Apparently, he joined the gang of a bandit named Lengue Romero and became a public enemy. When Governor Luis Prendergart bent on putting an end to banditry offered to pardon the ringleaders, facilitating their travel abroad and granting them a considerable sum of money, Manuel García left for Key West. The man who had supposedly robbed large sums of money had kept nothing for himself and to make a living he had to apply for a job at the cigar factory of Eduardo Hidalgo Gato, a friend of Martí. According to historians, this played a decisive role in the life of the former bandit since his relations with José Dolores Poyo and Brigade General Fernández Ruz, as well as other Cuban émigrés, channeled his rebelliousness to the struggle for independence. Soon, he became one of the four members of the expedition on the sloopDolphin, which landed in Puerto Escondido, east of Havana, in September 1887. The leader of the group died in combat almost immediately and García took command of the small force to start creating the conditions for the war of liberation.

Search and capture

Search and capture

As from then on he did not rest. In November 1890, the Captain General offered ten thousand pesos in reward for his capture and surrender to the authorities, and five thousand more for each member of his group. It was useless; nobody denounced him and nobody even tried to catch him. A large troop chased him and he was encircled by a ring of spies charged with on checking his every movement. But, García was not an enemy to be taken lightly. He had remarkable natural talents and intuition, while his gift for organization and his absolute familiarity with the area favored his actions. His most bitter adversary, Lieutenant Colonel Tejada, head of the paramilitary group Escuadras de Guantánamo, would have to admit to his superiors that García had provided his men with modern weapons, uniforms and discipline. In addition, García removed the so-called “bonus,” that is, an additional amount of money given to the gangs’ leaders, and distributed whatever he got in equal shares among his men; this earned him their respect and consideration.

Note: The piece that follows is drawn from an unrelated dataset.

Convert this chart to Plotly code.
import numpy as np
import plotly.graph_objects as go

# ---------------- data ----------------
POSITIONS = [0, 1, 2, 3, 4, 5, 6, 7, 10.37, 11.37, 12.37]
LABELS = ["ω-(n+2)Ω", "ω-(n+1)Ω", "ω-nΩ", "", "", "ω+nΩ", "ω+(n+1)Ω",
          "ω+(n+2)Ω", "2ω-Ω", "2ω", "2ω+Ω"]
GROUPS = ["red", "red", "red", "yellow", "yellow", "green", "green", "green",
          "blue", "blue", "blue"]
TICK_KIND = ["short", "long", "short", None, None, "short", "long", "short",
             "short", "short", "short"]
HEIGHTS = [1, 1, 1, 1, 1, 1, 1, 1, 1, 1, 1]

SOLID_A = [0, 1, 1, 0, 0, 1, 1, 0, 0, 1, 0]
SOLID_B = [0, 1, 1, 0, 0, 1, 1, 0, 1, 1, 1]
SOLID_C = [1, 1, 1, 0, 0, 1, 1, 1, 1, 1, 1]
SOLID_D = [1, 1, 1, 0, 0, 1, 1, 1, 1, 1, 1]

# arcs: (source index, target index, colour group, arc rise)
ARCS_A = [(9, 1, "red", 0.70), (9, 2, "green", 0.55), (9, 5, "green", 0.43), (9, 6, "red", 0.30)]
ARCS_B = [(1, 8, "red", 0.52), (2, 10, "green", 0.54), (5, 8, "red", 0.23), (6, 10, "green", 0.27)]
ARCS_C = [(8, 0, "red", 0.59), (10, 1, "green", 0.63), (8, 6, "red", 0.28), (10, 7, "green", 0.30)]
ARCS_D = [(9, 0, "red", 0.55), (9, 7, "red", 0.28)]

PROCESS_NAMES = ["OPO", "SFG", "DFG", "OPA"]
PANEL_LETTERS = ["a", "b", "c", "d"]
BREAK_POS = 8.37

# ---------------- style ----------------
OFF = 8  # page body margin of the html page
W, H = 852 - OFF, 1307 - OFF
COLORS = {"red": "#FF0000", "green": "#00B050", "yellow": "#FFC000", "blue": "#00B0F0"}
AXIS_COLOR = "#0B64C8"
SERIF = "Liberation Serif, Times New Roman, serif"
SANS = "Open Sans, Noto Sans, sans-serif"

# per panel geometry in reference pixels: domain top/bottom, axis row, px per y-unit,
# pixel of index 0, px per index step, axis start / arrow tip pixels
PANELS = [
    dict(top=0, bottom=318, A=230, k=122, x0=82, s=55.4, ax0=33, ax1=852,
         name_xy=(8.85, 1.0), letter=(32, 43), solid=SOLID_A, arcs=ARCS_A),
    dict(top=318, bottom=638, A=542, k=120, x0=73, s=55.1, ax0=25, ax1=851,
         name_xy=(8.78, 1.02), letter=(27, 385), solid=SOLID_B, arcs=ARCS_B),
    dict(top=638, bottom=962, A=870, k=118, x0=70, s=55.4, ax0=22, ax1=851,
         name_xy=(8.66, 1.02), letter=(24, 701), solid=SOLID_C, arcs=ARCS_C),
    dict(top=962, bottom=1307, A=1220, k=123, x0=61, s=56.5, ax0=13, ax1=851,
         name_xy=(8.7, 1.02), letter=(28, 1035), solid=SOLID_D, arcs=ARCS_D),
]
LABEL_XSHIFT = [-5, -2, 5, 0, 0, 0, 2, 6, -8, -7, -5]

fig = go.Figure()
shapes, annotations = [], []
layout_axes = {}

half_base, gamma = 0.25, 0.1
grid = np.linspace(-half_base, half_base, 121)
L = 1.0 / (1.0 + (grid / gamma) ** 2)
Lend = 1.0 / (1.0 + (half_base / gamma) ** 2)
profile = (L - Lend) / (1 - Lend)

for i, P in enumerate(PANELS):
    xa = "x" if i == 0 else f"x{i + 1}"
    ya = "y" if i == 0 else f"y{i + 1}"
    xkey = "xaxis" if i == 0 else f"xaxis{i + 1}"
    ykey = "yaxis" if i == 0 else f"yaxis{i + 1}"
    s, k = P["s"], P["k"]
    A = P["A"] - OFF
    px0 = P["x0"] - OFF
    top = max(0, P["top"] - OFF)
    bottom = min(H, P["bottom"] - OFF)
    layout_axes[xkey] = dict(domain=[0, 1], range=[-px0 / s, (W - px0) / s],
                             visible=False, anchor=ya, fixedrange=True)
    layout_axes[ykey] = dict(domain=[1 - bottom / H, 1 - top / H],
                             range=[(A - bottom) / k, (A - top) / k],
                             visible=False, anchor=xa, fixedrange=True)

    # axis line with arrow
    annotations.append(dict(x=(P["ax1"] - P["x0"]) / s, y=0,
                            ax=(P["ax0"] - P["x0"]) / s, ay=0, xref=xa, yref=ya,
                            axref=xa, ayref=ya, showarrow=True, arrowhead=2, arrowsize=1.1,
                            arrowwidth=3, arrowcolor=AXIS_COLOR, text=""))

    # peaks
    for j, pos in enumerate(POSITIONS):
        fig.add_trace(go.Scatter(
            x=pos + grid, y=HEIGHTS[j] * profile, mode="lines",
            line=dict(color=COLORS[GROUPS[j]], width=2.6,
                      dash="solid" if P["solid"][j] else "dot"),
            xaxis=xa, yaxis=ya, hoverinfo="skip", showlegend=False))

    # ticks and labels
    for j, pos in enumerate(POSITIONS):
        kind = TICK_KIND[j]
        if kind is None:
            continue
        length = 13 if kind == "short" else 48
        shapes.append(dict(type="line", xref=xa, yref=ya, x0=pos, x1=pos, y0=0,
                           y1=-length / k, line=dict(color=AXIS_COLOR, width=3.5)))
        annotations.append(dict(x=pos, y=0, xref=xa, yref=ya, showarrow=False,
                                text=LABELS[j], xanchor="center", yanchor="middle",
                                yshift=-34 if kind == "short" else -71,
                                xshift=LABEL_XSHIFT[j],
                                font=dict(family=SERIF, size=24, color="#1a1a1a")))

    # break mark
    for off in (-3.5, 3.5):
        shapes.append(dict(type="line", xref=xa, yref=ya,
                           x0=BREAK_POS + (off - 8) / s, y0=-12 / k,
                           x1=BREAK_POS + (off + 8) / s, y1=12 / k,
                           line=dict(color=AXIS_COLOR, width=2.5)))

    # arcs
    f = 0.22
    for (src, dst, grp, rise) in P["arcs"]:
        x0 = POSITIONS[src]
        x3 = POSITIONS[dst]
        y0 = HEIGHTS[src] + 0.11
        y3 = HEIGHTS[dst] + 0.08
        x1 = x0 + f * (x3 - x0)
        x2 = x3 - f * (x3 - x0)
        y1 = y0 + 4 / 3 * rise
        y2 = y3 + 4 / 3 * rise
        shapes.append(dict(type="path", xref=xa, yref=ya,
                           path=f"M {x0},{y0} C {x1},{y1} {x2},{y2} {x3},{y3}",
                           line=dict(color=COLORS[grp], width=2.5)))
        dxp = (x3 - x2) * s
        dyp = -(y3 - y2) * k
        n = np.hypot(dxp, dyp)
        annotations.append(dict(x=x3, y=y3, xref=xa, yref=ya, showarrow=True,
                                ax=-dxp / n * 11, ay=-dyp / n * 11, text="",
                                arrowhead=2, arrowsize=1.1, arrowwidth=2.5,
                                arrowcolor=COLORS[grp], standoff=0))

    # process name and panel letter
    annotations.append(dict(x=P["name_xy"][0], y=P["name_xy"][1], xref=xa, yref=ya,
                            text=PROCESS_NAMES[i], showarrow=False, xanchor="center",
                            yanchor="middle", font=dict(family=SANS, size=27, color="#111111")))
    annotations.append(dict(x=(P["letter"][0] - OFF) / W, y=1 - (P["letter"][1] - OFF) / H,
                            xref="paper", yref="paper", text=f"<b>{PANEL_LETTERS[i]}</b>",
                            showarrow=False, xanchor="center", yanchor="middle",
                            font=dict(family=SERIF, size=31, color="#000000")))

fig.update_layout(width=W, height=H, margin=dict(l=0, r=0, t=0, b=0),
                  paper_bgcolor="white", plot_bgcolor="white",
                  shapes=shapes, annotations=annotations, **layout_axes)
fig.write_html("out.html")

García basically operated in the areas of Havana and Matanzas but he also carried on military actions in Las Villas and later deployed to Pinar del Río. He conducted assaults and kidnappings and asked for ransom. The Spaniards were well aware of his ideas and motives, thus the Captain General reported to Madrid that “Manuel García has never renounced his ideas to seek separation from Spain, and he keeps corresponding with revolutionaries here and in Key West while nearly every person he has kidnapped does not profess such ideas and the money he obtains as ransom he uses only to purchase weapons and ammunitions, and to help the peasants.”